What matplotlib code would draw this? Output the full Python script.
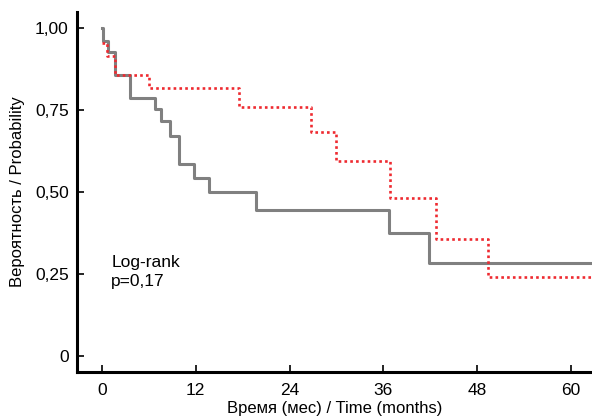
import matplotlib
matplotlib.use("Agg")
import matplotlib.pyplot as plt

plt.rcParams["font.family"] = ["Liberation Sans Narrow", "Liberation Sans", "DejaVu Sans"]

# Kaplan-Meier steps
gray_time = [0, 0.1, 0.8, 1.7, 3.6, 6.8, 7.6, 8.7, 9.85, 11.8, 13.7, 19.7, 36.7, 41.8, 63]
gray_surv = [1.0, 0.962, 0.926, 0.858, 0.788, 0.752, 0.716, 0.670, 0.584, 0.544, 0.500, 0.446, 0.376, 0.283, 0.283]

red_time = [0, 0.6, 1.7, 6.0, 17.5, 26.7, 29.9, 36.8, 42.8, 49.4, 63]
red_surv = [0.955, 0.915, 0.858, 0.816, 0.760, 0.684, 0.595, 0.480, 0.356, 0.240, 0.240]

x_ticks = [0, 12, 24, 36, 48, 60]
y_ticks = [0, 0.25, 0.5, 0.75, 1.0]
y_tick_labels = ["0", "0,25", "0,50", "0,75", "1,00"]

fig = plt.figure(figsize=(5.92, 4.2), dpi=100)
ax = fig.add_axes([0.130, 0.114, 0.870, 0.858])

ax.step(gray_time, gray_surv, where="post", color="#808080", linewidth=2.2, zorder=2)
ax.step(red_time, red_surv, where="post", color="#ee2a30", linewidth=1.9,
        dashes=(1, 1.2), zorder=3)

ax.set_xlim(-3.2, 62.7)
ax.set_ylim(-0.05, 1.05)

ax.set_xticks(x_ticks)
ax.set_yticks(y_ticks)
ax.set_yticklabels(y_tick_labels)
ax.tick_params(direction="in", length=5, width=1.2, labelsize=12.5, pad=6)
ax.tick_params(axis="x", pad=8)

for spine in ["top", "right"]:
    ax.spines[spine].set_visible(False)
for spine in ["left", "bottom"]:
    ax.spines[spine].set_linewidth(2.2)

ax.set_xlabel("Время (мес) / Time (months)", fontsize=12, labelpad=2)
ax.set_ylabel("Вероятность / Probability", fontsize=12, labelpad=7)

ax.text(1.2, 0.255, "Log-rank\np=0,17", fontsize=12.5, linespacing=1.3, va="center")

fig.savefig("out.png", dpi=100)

* * * * * * *

Do this: Quote the material exactly. Pictures stay out.

Solution:
What matplotlib code would draw this? Output the full Python script.
import matplotlib
matplotlib.use("Agg")
import matplotlib.pyplot as plt

plt.rcParams["font.family"] = ["Liberation Sans Narrow", "Liberation Sans", "DejaVu Sans"]

# Kaplan-Meier steps
gray_time = [0, 0.1, 0.8, 1.7, 3.6, 6.8, 7.6, 8.7, 9.85, 11.8, 13.7, 19.7, 36.7, 41.8, 63]
gray_surv = [1.0, 0.962, 0.926, 0.858, 0.788, 0.752, 0.716, 0.670, 0.584, 0.544, 0.500, 0.446, 0.376, 0.283, 0.283]

red_time = [0, 0.6, 1.7, 6.0, 17.5, 26.7, 29.9, 36.8, 42.8, 49.4, 63]
red_surv = [0.955, 0.915, 0.858, 0.816, 0.760, 0.684, 0.595, 0.480, 0.356, 0.240, 0.240]

x_ticks = [0, 12, 24, 36, 48, 60]
y_ticks = [0, 0.25, 0.5, 0.75, 1.0]
y_tick_labels = ["0", "0,25", "0,50", "0,75", "1,00"]

fig = plt.figure(figsize=(5.92, 4.2), dpi=100)
ax = fig.add_axes([0.130, 0.114, 0.870, 0.858])

ax.step(gray_time, gray_surv, where="post", color="#808080", linewidth=2.2, zorder=2)
ax.step(red_time, red_surv, where="post", color="#ee2a30", linewidth=1.9,
        dashes=(1, 1.2), zorder=3)

ax.set_xlim(-3.2, 62.7)
ax.set_ylim(-0.05, 1.05)

ax.set_xticks(x_ticks)
ax.set_yticks(y_ticks)
ax.set_yticklabels(y_tick_labels)
ax.tick_params(direction="in", length=5, width=1.2, labelsize=12.5, pad=6)
ax.tick_params(axis="x", pad=8)

for spine in ["top", "right"]:
    ax.spines[spine].set_visible(False)
for spine in ["left", "bottom"]:
    ax.spines[spine].set_linewidth(2.2)

ax.set_xlabel("Время (мес) / Time (months)", fontsize=12, labelpad=2)
ax.set_ylabel("Вероятность / Probability", fontsize=12, labelpad=7)

ax.text(1.2, 0.255, "Log-rank\np=0,17", fontsize=12.5, linespacing=1.3, va="center")

fig.savefig("out.png", dpi=100)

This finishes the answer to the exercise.